Yazzie has a 4.0 GPA and is pursuing an associate degree in accounting and a certificate in bookkeeping.

Before attending Navajo Tech, Yazzie said he was coping with hard times and personal challenges, but refused to give up.

"Thank God I had another chance at education," he said.

Part of the vision at Navajo Tech is to help Navajos acquire technical skills in a hands-on learning environment based on the Diné philosophy of education.

In another part of the room, Alvina Tom stood with honor society members Angie Roanhorse and Menell Smith.

"It feels good," Tom said about joining the organization. She also was chosen to serve as the chapter treasurer.

She is pursuing an associate degree in culinary arts and decided to attend Navajo Tech because it is located near her home in Littlewater, N.M.

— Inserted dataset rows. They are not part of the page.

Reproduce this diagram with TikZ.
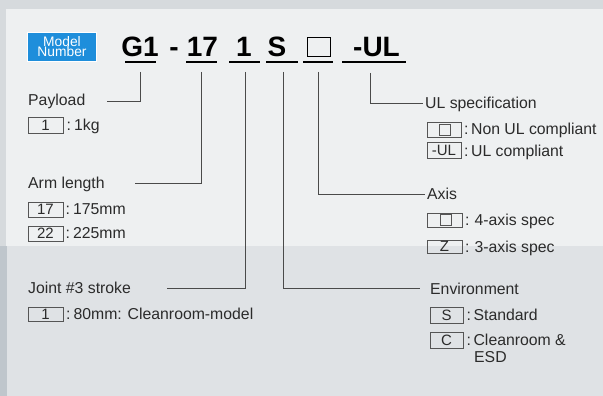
\documentclass[tikz,border=0pt]{standalone}
\usepackage{fontspec}
\setmainfont{Liberation Sans}
\definecolor{txt}{HTML}{2B2B2B}
\definecolor{linegray}{HTML}{4A4A4A}
\definecolor{boxgray}{HTML}{555555}
\definecolor{mblue}{HTML}{1E8EDB}
\definecolor{panel}{HTML}{EEF0F1}
\definecolor{lowpanel}{HTML}{DFE2E5}
\definecolor{frame}{HTML}{D6DADD}
\definecolor{strip}{HTML}{BFC6CC}
\begin{document}
\begin{tikzpicture}[x=1pt,y=-1pt,
  conn/.style={draw=linegray, line width=0.9pt},
  uline/.style={draw=black, line width=2pt},
  lbl/.style={anchor=base west, inner sep=0pt, font=\fontsize{15.8}{18}\selectfont, text=txt},
  keybox/.style={draw=boxgray, line width=0.8pt, minimum width=34pt, minimum height=15pt, inner sep=0pt, font=\fontsize{15}{18}\selectfont, text=txt},
  innersq/.style={draw=boxgray, line width=0.8pt, minimum size=11pt, inner sep=0pt},
  big/.style={anchor=base, inner sep=0pt, font=\fontsize{28}{30}\selectfont\bfseries, text=black},
  tagtext/.style={anchor=base, inner sep=0pt, text height=9.2pt, text depth=0pt, font=\fontsize{13.8}{14}\selectfont, text=white}]
% background
\useasboundingbox (0,0) rectangle (603,396);
\fill[frame] (0,0) rectangle (603,396);
\fill[strip] (0,246) rectangle (7,396);
\fill[panel] (6,9) rectangle (603,246);
\fill[lowpanel] (7,246) rectangle (603,396);

% model number tag
\node[fill=mblue, draw=white, line width=0.8pt, minimum width=69pt, minimum height=29pt, inner sep=0pt] (tag) at (61.5,46.5) {};
\node[tagtext] (tag1) at (62,46.8) {Model};
\node[tagtext] (tag2) at (62,56.3) {Number};

% model code
\node[big] (g1) at (140,57) {G1};
\node[big] (dash) at (174,57) {-};
\node[big] (arm) at (202.5,57) {17};
\node[big] (joint) at (244,57) {1};
\node[big] (env) at (277,57) {S};
\node[draw=black, line width=1.5pt, minimum width=23pt, minimum height=19pt, inner sep=0pt] (axis) at (319,47) {};
\node[big] (ul) at (376.5,57) {-UL};

\draw[uline] (125,62) -- (156,62);
\draw[uline] (186,62) -- (217,62);
\draw[uline] (229,62) -- (260,62);
\draw[uline] (266,62) -- (298,62);
\draw[uline] (303,62) -- (333,62);
\draw[uline] (342,62) -- (406,62);

% labels left
\node[lbl] (payload) at (28,106) {Payload};
\node[keybox, minimum width=35pt, minimum height=16pt] (p1) at (45.5,125) {1};
\node[lbl] (p1d) at (66.5,131) {:\hspace{3pt}1kg};

\node[lbl] (armlen) at (28,188) {Arm length};
\node[keybox, minimum width=35pt] (a17) at (45.5,209.5) {17};
\node[lbl] (a17d) at (65.5,214.5) {:\hspace{3pt}175mm};
\node[keybox, minimum width=35pt] (a22) at (45.5,233.5) {22};
\node[lbl] (a22d) at (65.5,238.5) {:\hspace{3pt}225mm};

\node[lbl] (jstroke) at (28,293.5) {Joint \#3 stroke};
\node[keybox, minimum width=35pt, minimum height=14pt] (j1) at (45.5,314) {1};
\node[lbl] (j1d) at (66,319) {:\hspace{3pt}80mm: Cleanroom-model};

% labels right
\node[lbl] (ulspec) at (425,108.5) {UL specification};
\node[keybox] (ul0) at (444,129.5) {};
\node[innersq] (ul0i) at (445,129.5) {};
\node[lbl] (ul0d) at (464,135) {:\hspace{2.5pt}Non UL compliant};
\node[keybox, minimum height=16pt] (ulUL) at (444,150.5) {-UL};
\node[lbl] (ulULd) at (464,156) {:\hspace{2.5pt}UL compliant};

\node[lbl] (axislbl) at (427,199.5) {Axis};
\node[keybox, minimum width=35pt, minimum height=14pt] (ax0) at (444.5,220) {};
\node[innersq] (ax0i) at (445.5,220) {};
\node[lbl] (ax0d) at (465,225.5) {:\hspace{5pt}4-axis spec};
\node[keybox, minimum width=35pt, minimum height=13pt] (axZ) at (444.5,246.5) {Z};
\node[lbl] (axZd) at (465,252) {:\hspace{5pt}3-axis spec};

\node[lbl] (envlbl) at (430,294) {Environment};
\node[keybox, minimum width=33pt, minimum height=16pt] (eS) at (446.5,315) {S};
\node[lbl] (eSd) at (466.5,320.5) {:\hspace{2.5pt}Standard};
\node[keybox, minimum width=33pt, minimum height=16pt] (eC) at (446.5,340) {C};
\node[lbl] (eCd) at (466.5,345.5) {:\hspace{2.5pt}Cleanroom \&};
\node[lbl] (eCd2) at (474,362) {ESD};

% connector end points
\coordinate (sG) at (140,72);
\coordinate (sA) at (201,72);
\coordinate (sJ) at (245,72);
\coordinate (sE) at (283,72);
\coordinate (sX) at (318,72);
\coordinate (sU) at (370,73);
\coordinate (ePay) at (107,101);
\coordinate (eArm) at (135,183);
\coordinate (eJnt) at (167,288);
\coordinate (eEnv) at (420,288);
\coordinate (eAx) at (425,194);
\coordinate (eUL) at (423,103);

\draw[conn] (sG) |- (ePay);
\draw[conn] (sA) |- (eArm);
\draw[conn] (sJ) |- (eJnt);
\draw[conn] (sE) |- (eEnv);
\draw[conn] (sX) |- (eAx);
\draw[conn] (sU) |- (eUL);
\end{tikzpicture}
\end{document}
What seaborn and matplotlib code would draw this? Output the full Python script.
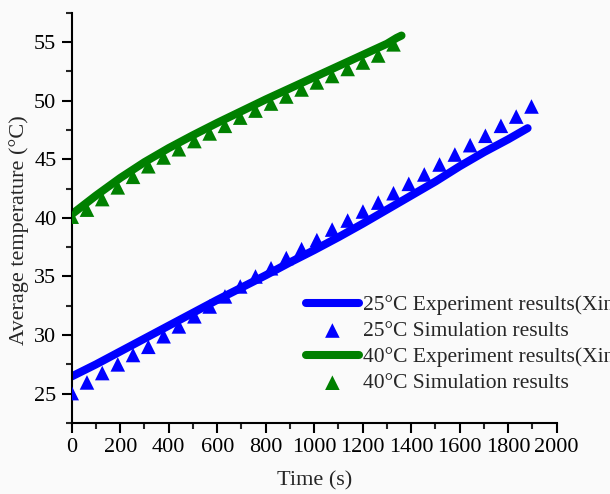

The tuition was also affordable.

When Tom was looking at culinary arts schools in Arizona, she discovered that tuition could run as high as $46,000 - while tuition at Navajo Tech is $480 per semester for enrolled members of a federally recognized tribe.

Ten schools in New Mexico belong to the National Technical Honor Society, as do 39 in Arizona and 9 in Utah.

Navajo Tech is the only higher education institution on the Navajo Nation to have a chapter although there are chapters at Chinle High and Ganado High.

The chapter at Navajo Tech was chartered four years ago and membership has climbed steadily. This year's induction is the largest so far.

"There's a collegiality that develops among the students," said Joann Becenti, one of the faculty advisors for the organization.

Adding to that experience, the honor society helps students become academically stronger, she said.

"We are proud of our students. Every year we have more students joining this organization," said NTC President Elmer Guy.

The ceremony included a speech by state Sen. Lynda Lovejoy, D-Crownpoint, a member of the NTC Board of Trustees. Lovejoy called on the students to continue their academic success and to acknowledge failure when it happens but to learn from the experience.

"Your installation and your induction to the Navajo Technical College chapter marks a huge statement for you as individual students," she said. "It brings honor to join an esteemed program."

Lovejoy also told the students they have the ability to become leaders, with or without an official title.

"A leader's qualities doesn't come from special powers it comes from a strong belief in a purpose and a willingness to step forward," she said.

The 2011 inductees into the Navajo Tech chapter of NTHS are: Terri Ami, Michelle Becenti, Sharie Begay, Victor Begay, Eric Begody, Lola Bekay, Sherietta Brown, Garry Chee, Geraldine Coan, Nicole Francisco, Marvin Gus, Joanne Ignacio, Roshelda Jake, Yvette Jones, Sheilandria Kaye, Vernon Kaye, Nikisha Littleben, Martina Martinez, Genelle Morris, Linda Mud, Sabrina Pablo, Justine Pete, Sara Sandoval, Teresa Sandoval, Menell Smith, Alvina Tom, Zandra Trujillo, Tiffney Segay, Gina Williams, Adaline Wilson, Jefferson Yazzie and Tammie Yazzie.